Man habe in kürzester Zeit Vorschläge zusammengetragen, die eine echte Entlastung bringen könnten, erklärte der Herrenberger Oberbürgermeister Thomas Sprißler (Freie Wähler) zur Vorschlagsliste seiner Stadt. In Herrenberg geht es unter anderem um eine digitale und flexible Verkehrssteuerung, Verbesserungen im öffentlichen Nahverkehr und eine Förderung des Radverkehrs. Vor allem seien bauliche Veränderungen nötig, sagte der Baubürgermeister Tobias Meigel. So solle der Autoverkehr auf den Hauptverkehrsachsen auf Tempo 30 gedrosselt werden, für die Linienbusse solle es im Gegenzug Beschleunigungsmöglichkeiten geben, zudem brauche es bessere und schnellere Radwegeverbindungen und zeitgemäße Radabstellanlagen inklusive vollautomatischer Fahrradparkhäuser. Für die Mitarbeiter im Rathaus wolle man Pedelecs, Lastenfahrräder und Elektroautos anschaffen. Wegen der vielen Fahrten, die kürzer sind als fünf Kilometer, scheine der Ausbau des Radverkehrs für Herrenberg besonders geeignet. „Für die Umsetzung brauchen wir jedoch die finanzielle und organisatorische Unterstützung des Bundes“, sagte OB Sprißler.

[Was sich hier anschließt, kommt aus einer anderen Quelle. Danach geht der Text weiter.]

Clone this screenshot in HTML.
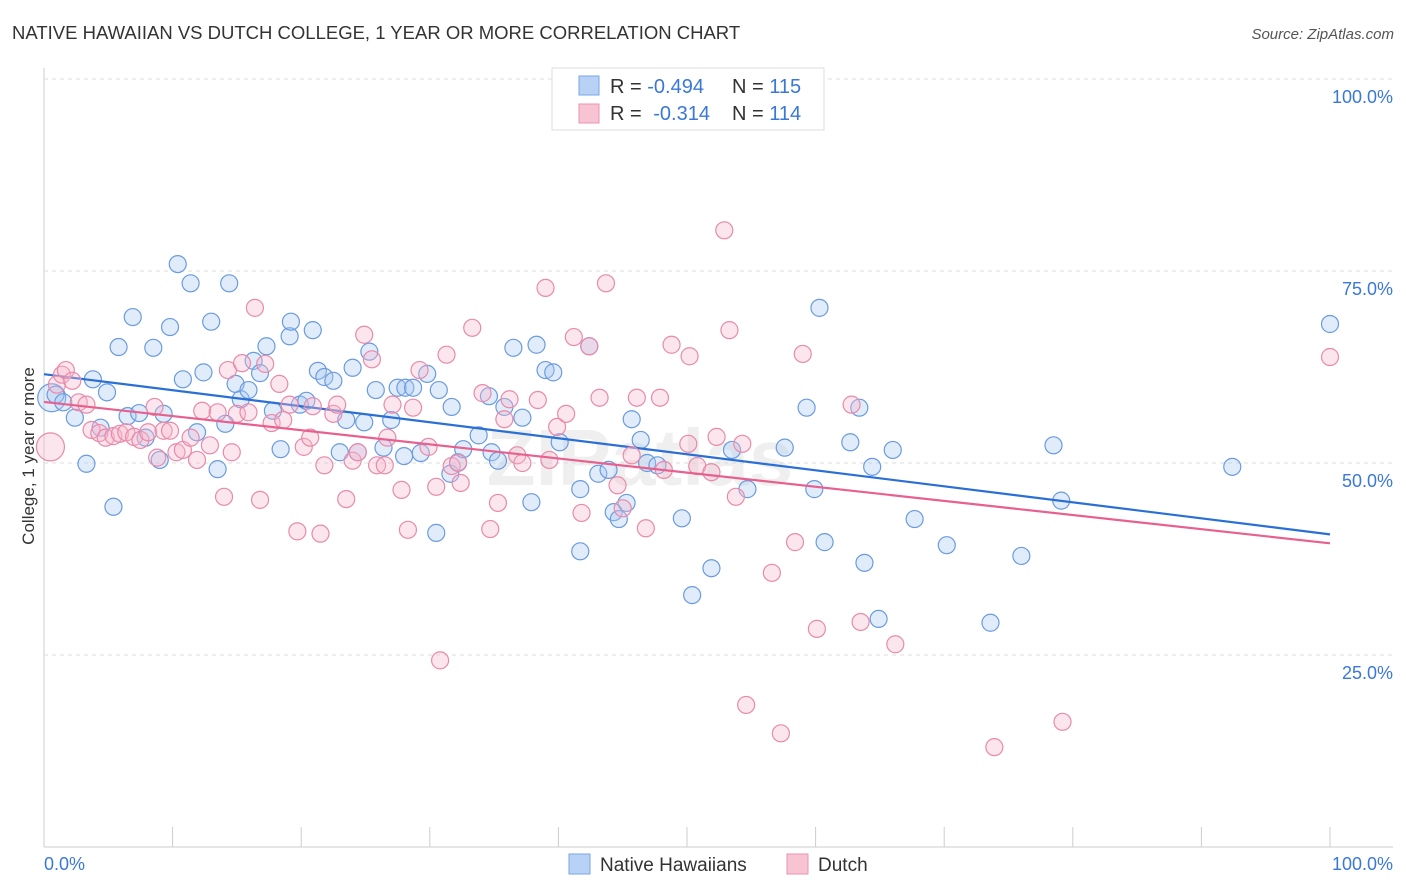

Das Wiener Vorbild macht Schule

Auch die Stadt Essen teilte mit, sie habe eine Liste mit 31 Maßnahmen an das Berliner Umweltministerium gesandt. Darin geht es um Park-and-ride-Plätze, Shuttlebusse, den Ausbau des Radwegenetzes und Vergünstigungen im öffentlichen Nahverkehr. Letztere spielen auch in den baden-württembergischen Städten eine Rolle. Am konkretesten äußerte sich auch hierzu die Stadt Reutlingen. Demnach denke man an einen „blauen Montag“: Zum Wochenbeginn solle der Preis eines Bustickets grundsätzlich nur einen Euro betragen. Zudem plane man ein Jahresabo nach dem Wiener Vorbild. Dort kostet die Jahreskarte 365 Euro, also einen Euro pro Tag. Bislang sind es in Reutlingen 511,20 Euro. Auch dort soll die Grundgebühr für die Mitgliedschaft im Carsharingverein im Abopreis enthalten sein. Mit den Projektpartnern sei das besprochen.

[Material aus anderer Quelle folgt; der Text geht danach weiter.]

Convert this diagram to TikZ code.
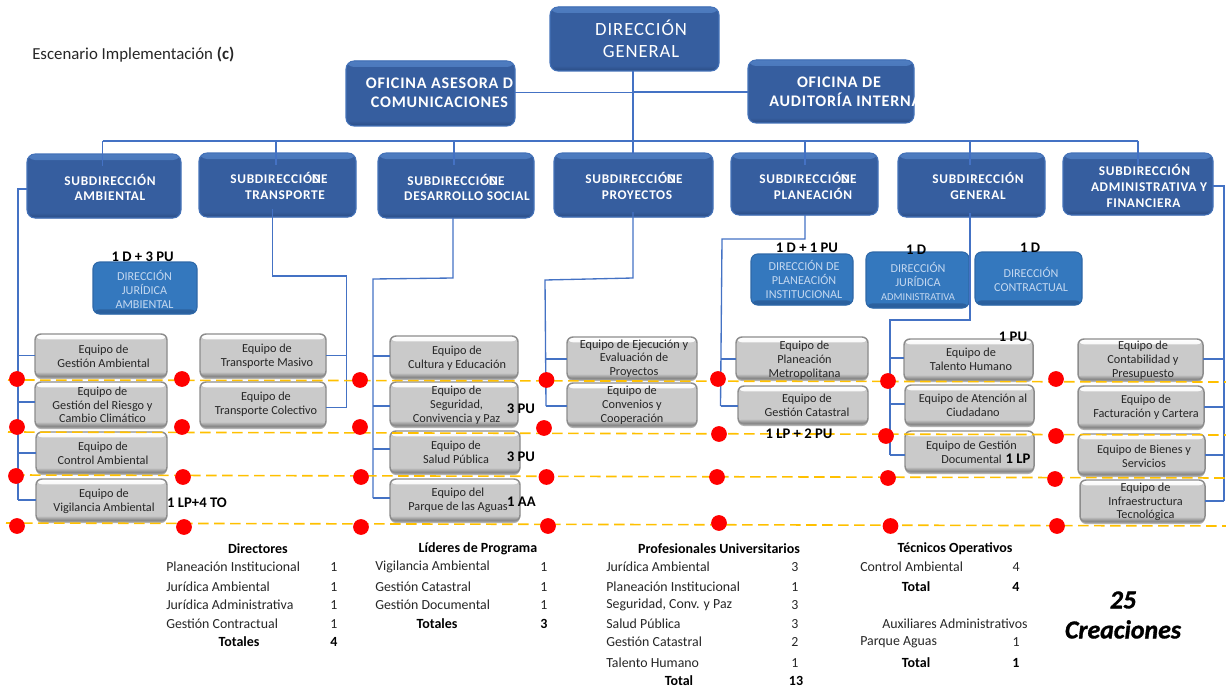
\documentclass[tikz,border=0pt]{standalone}
\usepackage{fontspec}
\setmainfont{Carlito}
\newfontfamily\spfont[LetterSpace=5]{Carlito}
\usetikzlibrary{calc,shadows}
\definecolor{bluemain}{HTML}{365E9F}
\definecolor{blueedge}{HTML}{4472B8}
\definecolor{bluehi}{HTML}{4E7CC0}
\definecolor{bluelo}{HTML}{2A4C84}
\definecolor{ltmain}{HTML}{3478BE}
\definecolor{ltedge}{HTML}{2E68A8}
\definecolor{ltlo}{HTML}{2A5F9C}
\definecolor{lttext}{HTML}{C4D8F0}
\definecolor{greymain}{HTML}{CACACA}
\definecolor{greyedge}{HTML}{8C8C8C}
\definecolor{greylo}{HTML}{777777}
\definecolor{connblue}{HTML}{4472C4}
\definecolor{dashor}{HTML}{FFC000}
\definecolor{dotred}{HTML}{FF0000}
\definecolor{txt}{HTML}{262626}
\tikzset{
 boxbase/.style={rectangle,inner sep=0pt,outer sep=0pt},
 bluebox/.style={boxbase,rounded corners=6pt,draw=blueedge,line width=.8pt,fill=bluemain,
   path picture={
     \fill[top color=bluehi,bottom color=bluemain] (path picture bounding box.north west) rectangle ([yshift=-4.5pt]path picture bounding box.north east);
     \fill[top color=bluemain,bottom color=bluelo] ([yshift=4pt]path picture bounding box.south west) rectangle (path picture bounding box.south east);
   }},
 blueboxtext/.style={align=center,text=white,inner sep=0pt,font=\spfont\bfseries\fontsize{10}{11.7}\selectfont},
 dgbox/.style={bluebox},
 dgboxtext/.style={align=center,text=white,inner sep=0pt,font=\spfont\fontsize{14}{16.5}\selectfont},
 ofbox/.style={bluebox},
 ofboxtext/.style={align=center,text=white,inner sep=0pt,font=\spfont\bfseries\fontsize{12.1}{14}\selectfont},
 ltbox/.style={boxbase,rounded corners=5pt,draw=ltedge,line width=.8pt,fill=ltmain,
   path picture={
     \fill[top color=ltmain,bottom color=ltlo] ([yshift=3.5pt]path picture bounding box.south west) rectangle (path picture bounding box.south east);
   }},
 ltboxtext/.style={align=center,text=lttext,inner sep=0pt,font=\fontsize{9.1}{10.5}\selectfont},
 greybox/.style={boxbase,rounded corners=4.5pt,draw=greyedge,line width=1.1pt,fill=greymain,
   drop shadow={shadow xshift=0pt,shadow yshift=-1.5pt,fill=black,opacity=.3},
   path picture={
     \fill[top color=white,bottom color=greymain] (path picture bounding box.north west) rectangle ([yshift=-4pt]path picture bounding box.north east);
     \fill[top color=greymain,bottom color=greylo] ([yshift=4pt]path picture bounding box.south west) rectangle (path picture bounding box.south east);
   }},
 greyboxtext/.style={align=center,text=txt,inner sep=0pt,font=\fontsize{9.2}{10.3}\selectfont},
 conn/.style={draw=connblue,line width=1pt},
 odash/.style={draw=dashor,line width=1.2pt,dash pattern=on 8pt off 4pt},
 reddot/.style={circle,fill=dotred,inner sep=0pt,minimum size=11.8pt},
 lbl/.style={inner sep=0pt,text=black,font=\bfseries\fontsize{11}{13}\selectfont},
 tbl/.style={inner sep=0pt,text=txt,font=\fontsize{10.4}{12}\selectfont},
 tblb/.style={inner sep=0pt,text=black,font=\bfseries\fontsize{10.5}{12}\selectfont},
}
% #1 kind, #2 name, (#3,#4,#5,#6) box corners, (#7,#8) text centre, #9 text
\def\txtlist{}
\def\bx#1#2(#3,#4,#5,#6)(#7,#8)#9{%
  \node[#1,minimum width={(#5-#3)*0.75pt},minimum height={(#6-#4)*0.75pt}] (#2) at ({(#3+#5)/2},{(#4+#6)/2}) {};
  \expandafter\gdef\expandafter\txtlist\expandafter{\txtlist \node[#1text] (#2t) at (#7,#8) {#9};}%
}
\newcommand{\sh}[1]{\hspace*{#1\dimexpr 0.75pt\relax}}
\newcommand{\sdde}{SUBDIRECCIÓ\rlap{N}DE}
\begin{document}
\begin{tikzpicture}[x=0.75pt,y=-0.75pt]
\useasboundingbox (0,0) rectangle (1226,688);

% ---- boxes
\bx{dgbox}{dg}(550,7,719,71)(641,39){DIRECCIÓN\\GENERAL}
\bx{ofbox}{oa}(346,61,515,126)(439.5,92.5){OFICINA ASESORA D\\COMUNICACIONES}
\bx{ofbox}{oi}(748,60,914,123)(839,82){OFICINA DE}
\bx{bluebox}{sa}(27,154,181,218)(110,187.5){SUBDIRECCIÓN\\AMBIENTAL}
\bx{bluebox}{st}(199,153,356,217)(279,186){\sdde\\\sh{12}TRANSPORTE}
\bx{bluebox}{sd}(378,153,534,218)(467,187.5){\sh{-22}\sdde\\DESARROLLO SOCIAL}
\bx{bluebox}{sp}(554,153,713,217)(634,186){\sdde\\\sh{6}PROYECTOS}
\bx{bluebox}{sl}(731,153,878,215)(808,186){\sdde\\\sh{10}PLANEACIÓN}
\bx{bluebox}{sg}(898,153,1045,217)(978,186){SUBDIRECCIÓN\\GENERAL}
\bx{bluebox}{sf}(1063,153,1213,215)(1149,186){\sh{-9}SUBDIRECCIÓN\\ADMINISTRATIVA Y\\\sh{-11}FINANCIERA}

\bx{ltbox}{d1}(93,262,197,314)(144.5,289){DIRECCIÓN\\JURÍDICA\\AMBIENTAL}
\bx{ltbox}{d2}(751,254,853,305)(804,279){DIRECCIÓN DE\\PLANEACIÓN\\INSTITUCIONAL}
\bx{ltbox}{d3}(866,252,969,308)(918,281){DIRECCIÓN\\JURÍDICA\\{\fontsize{7.9}{10.5}\selectfont ADMINISTRATIVA}}
\bx{ltbox}{d4}(975,252,1082,305)(1031,279){DIRECCIÓN\\CONTRACTUAL}

\bx{greybox}{a1}(35,334,167,377)(103.6,356){Equipo de\\Gestión Ambiental}
\bx{greybox}{a2}(35,382,167,427)(102.5,405){Equipo de\\Gestión del Riesgo y\\Cambio Climático}
\bx{greybox}{a3}(36,432,167,473)(103,453){Equipo de\\Control Ambiental}
\bx{greybox}{a4}(36,479,167,521)(104,501){Equipo de\\Vigilancia Ambiental}
\bx{greybox}{t1}(200,334,326,377)(267,356){Equipo de\\Transporte Masivo}
\bx{greybox}{t2}(200,382,326,427)(266,404){Equipo de\\Transporte Colectivo}
\bx{greybox}{c1}(390,336,518,378)(457,358){Equipo de\\Cultura y Educación}
\bx{greybox}{c2}(390,382,518,426)(456.6,405){Equipo de\\Seguridad,\\Convivencia y Paz}
\bx{greybox}{c3}(390,431,520,473)(456,452){Equipo de\\Salud Pública}
\bx{greybox}{c4}(390,479,520,521)(458,500){Equipo del\\Parque de las Aguas}
\bx{greybox}{p1}(567,337,697,379)(634,358.5){Equipo de Ejecución y\\Evaluación de\\Proyectos}
\bx{greybox}{p2}(567,383,697,426)(632,405){Equipo de\\Convenios y\\Cooperación}
\bx{greybox}{m1}(736,337,868,379)(804.5,360){Equipo de\\Planeación\\Metropolitana}
\bx{greybox}{m2}(738,386,868,424)(807,405){Equipo de\\Gestión Catastral}
\bx{greybox}{g1}(904,339,1033,380)(971,359){Equipo de\\Talento Humano}
\bx{greybox}{g2}(905,385,1034,425)(973,405){Equipo de Atención al\\Ciudadano}
\bx{greybox}{g3}(905,431,1034,472)(971.5,452){Equipo de Gestión\\Documental}
\bx{greybox}{f1}(1078,339,1203,380)(1143,360){Equipo de\\Contabilidad y\\Presupuesto}
\bx{greybox}{f2}(1078,386,1204,428)(1146,407){Equipo de\\Facturación y Cartera}
\bx{greybox}{f3}(1078,434,1205,475)(1144,456){Equipo de Bienes y\\Servicios}
\bx{greybox}{f4}(1080,480,1205,522)(1145.5,502){Equipo de\\Infraestructura\\Tecnológica}

% ---- connectors
\coordinate (bl) at (102.5,141);
\coordinate (br) at (1138,141);
\coordinate (main) at (633,141);
\draw[conn] (bl) -- (br);
\draw[conn] (dg.south -| main) -- ([yshift=-.75pt]sp.north -| main);
\coordinate (oy) at (633,92.5);
\draw[conn] ([yshift=.5pt]oa.east) -- ([yshift=.5pt]oa.east -| oy);
\draw[conn] ([yshift=-.5pt]oi.west) -- ([yshift=-.5pt]oi.west -| oy);
\foreach \bxn/\bxx in {sa/102.5,st/276,sd/454,sl/805,sg/970,sf/1138}{
  \coordinate (dr) at (\bxx,141);
  \draw[conn] (dr) -- ([yshift=-9pt]dr |- \bxn.north);
}
% ambiental
\coordinate (ta) at (18,189);
\coordinate (tb) at (18,500);
\draw[conn] (sa.west |- ta) -- (ta) -- (tb);
\foreach \n/\d in {a1/0,a2/2.5,a3/-.5,a4/0}
  \draw[conn] ([yshift=\d*.75pt]\n.west) -- ([yshift=\d*.75pt]\n.west -| ta);
% transporte
\coordinate (tc) at (272.5,209);
\coordinate (td) at (272.5,276);
\coordinate (te) at (346.5,276);
\coordinate (tf) at (346.5,408);
\draw[conn] (tc) -- (td) -- (te) -- (tf);
\foreach \n/\d in {t1/0,t2/-3}
  \draw[conn] ([yshift=\d*.75pt]\n.east) -- ([yshift=\d*.75pt]\n.east -| te);
% desarrollo
\coordinate (ua) at (453,218);
\coordinate (ub) at (453,278);
\coordinate (uc) at (373,279);
\coordinate (ud) at (373,498);
\draw[conn] (ua) -- (ub) -- (uc) -- (ud);
\foreach \n/\d in {c1/1,c2/-2,c3/3,c4/2}
  \draw[conn] ([yshift=\d*.75pt]\n.west) -- ([yshift=\d*.75pt]\n.west -| uc);
% proyectos
\coordinate (va) at (633,212);
\coordinate (vb) at (633,278);
\coordinate (vc) at (545,280);
\coordinate (vd) at (546,406);
\draw[conn] (va) -- (vb) -- (vc) -- (vd);
\foreach \n/\d in {p1/-1,p2/-1.5}
  \draw[conn] ([yshift=\d*.75pt]\n.west) -- ([yshift=\d*.75pt]\n.west -| vd);
% planeacion
\coordinate (wa) at (805,215);
\coordinate (wb) at (805,239);
\coordinate (wc) at (722,239);
\coordinate (wd) at (720.5,406);
\draw[conn] (wa) -- (wb) -- (wc) -- (wd);
\foreach \n/\d in {m1/-1,m2/-1}
  \draw[conn] ([yshift=\d*.75pt]\n.west) -- ([yshift=\d*.75pt]\n.west -| wd);
% general
\coordinate (xa) at (970,213);
\coordinate (xb) at (970,320);
\coordinate (xc) at (890,320);
\coordinate (xd) at (890,455);
\draw[conn] (xa) -- (xb) -- (xc) -- (xd);
\foreach \n/\d in {g1/1.5,g2/1,g3/-3.5}
  \draw[conn] ([yshift=\d*.75pt]\n.west) -- ([yshift=\d*.75pt]\n.west -| xd);
% financiera
\coordinate (ya) at (1224,186);
\coordinate (yb) at (1224,501);
\draw[conn] (sf.east |- ya) -- (ya) -- (yb);
\foreach \n/\d in {f1/.5,f2/0,f3/-.5,f4/0}
  \draw[conn] ([yshift=\d*.75pt]\n.east) -- ([yshift=\d*.75pt]\n.east -| ya);

% ---- dashed levels
\coordinate (la) at (8,380);    \coordinate (lb) at (1226,382);
\coordinate (lc) at (8,432);    \coordinate (ld) at (1226,435);
\coordinate (le) at (14,475);   \coordinate (lf) at (1226,478);
\coordinate (lg) at (6,523);    \coordinate (lh) at (1226,526);
\draw[odash] (la) -- (lb);
\draw[odash] (lc) -- (ld);
\draw[odash] (le) -- (lf);
\draw[odash] (lg) -- (lh);

% ---- red dots
\foreach \x/\y [count=\i] in {17/379,182/379,360/380,546.5/380,718/379,888/381,1056/379,
  17/427,182/427,360/427,544/428,719/434,886/436,1056/436,
  16/476,183/477,361/477,546.5/477,717/477,888/478,1055/479,
  17/526,184/527,361/527,548/526,719/523,890.5/526,1057/526}
  \node[reddot] (dot\i) at (\x,\y) {};

% ---- box texts
\txtlist
\begin{scope}
  \clip (oi.north west) rectangle (oi.south east);
  \node[inner sep=0pt,text=white,anchor=west,font=\spfont\bfseries\fontsize{12.1}{14}\selectfont] (oit) at (769,100) {AUDITORÍA INTERNA};
\end{scope}

% ---- labels
\node[anchor=west,inner sep=0pt,text=txt,font=\fontsize{12.6}{15}\selectfont] (esc) at (32,55) {Escenario Implementación \textbf{(c)}};
\foreach \x/\y/\t [count=\i] in {142.7/257/1 D + 3 PU,807/248/1 D + 1 PU,916/250/1 D,1030/248/1 D,1013/337/1 PU,
  521/409/3 PU,521/457/3 PU,521.5/502/1 AA,197/503/1 LP+4 TO,799/434/1 LP + 2 PU,1018/459/1 LP}
  \node[lbl] (lab\i) at (\x,\y) {\t};

% ---- totals tables
\foreach \x/\y/\t [count=\i] in {
  166/567/Planeación Institucional,166/587/Jurídica Ambiental,166/605/Jurídica Administrativa,166/624/Gestión Contractual,
  375/567/Vigilancia Ambiental,375/587/Gestión Catastral,375/605/Gestión Documental,
  606/567/Jurídica Ambiental,606/587/Planeación Institucional,606/605/{Seguridad,  Conv. y Paz},606/624/Salud Pública,606/642/Gestión Catastral,606/663/Talento Humano,
  860/567/Control Ambiental,860/642/Parque Aguas}
  \node[tbl,anchor=west] (rowname\i) at (\x,\y) {\t};
\foreach \x/\y/\t [count=\i] in {
  334/567/1,334/587/1,334/605/1,334/624/1,
  544/567/1,544/587/1,544/605/1,
  795/567/3,795/587/1,795/605/3,795/624/3,795/642/2,795/663/1,
  1016/567/4,1016/642/1}
  \node[tbl] (rowval\i) at (\x,\y) {\t};
\foreach \x/\y/\t [count=\i] in {
  258/549/Directores,239/642/Totales,334/642/4,
  478/549/Líderes de Programa,437/624/Totales,544/624/3,
  719/549/Profesionales Universitarios,679/681/Total,796/681/13,
  955/549/Técnicos Operativos,916/587/Total,1016/587/4,916/663/Total,1016/663/1}
  \node[tblb] (rowb\i) at (\x,\y) {\t};
\node[tbl] (aux) at (955,624) {Auxiliares Administrativos};
\node[inner sep=0pt,align=center,text=black,font=\bfseries\itshape\addfontfeature{FakeBold=1.2}\fontsize{19.4}{22.5}\selectfont] (cre) at (1123,615) {25\\Creaciones};
\end{tikzpicture}
\end{document}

Zudem hofft Reutlingen darauf, dass der Modellversuch den Bemühungen um eine Wiederetablierung einer Straßenbahn in der 116 000-Einwohner-Stadt neuen Schwung verleiht. Die Pläne für eine Regional-Stadtbahn im Raum Tübingen/Reutlingen liegen längst vor. Noch fehlt die Förderzusage des Bundes. Ob sich dies nun ändert, ist ungewiss. Denn dem Bund geht es um schnell wirksame Maßnahmen.

Der Bund will schnell handeln

Die Vorschläge würden geprüft, sagte Nina Wettern vom Bundesumweltministerium. Geld spiele in den Überlegungen eine untergeordnete Rolle, aber: „Wir wollen das nicht monatelang verschleppen.“ In Herrenberg geht man davon aus, dass die Maßnahmen bereits im nächsten Jahr realisiert werden. Dann könnte der Grenzwert von 2020 an eingehalten werden. Der Bau einer neuen Stadtbahn dürfte hingegen Jahre dauern. Für die Städte ist aber genau dies wichtig. „Nur wenn wir den kurzfristigen Ansätzen mit dauerhaft wirksamen Maßnahmen Glaubwürdigkeit verleihen, können wir davon ausgehen, dass Menschen und Unternehmen ihr Mobilitätsverhalten ändern“, sagte der Bonner Oberbürgermeister Ashok Sridharan (CDU).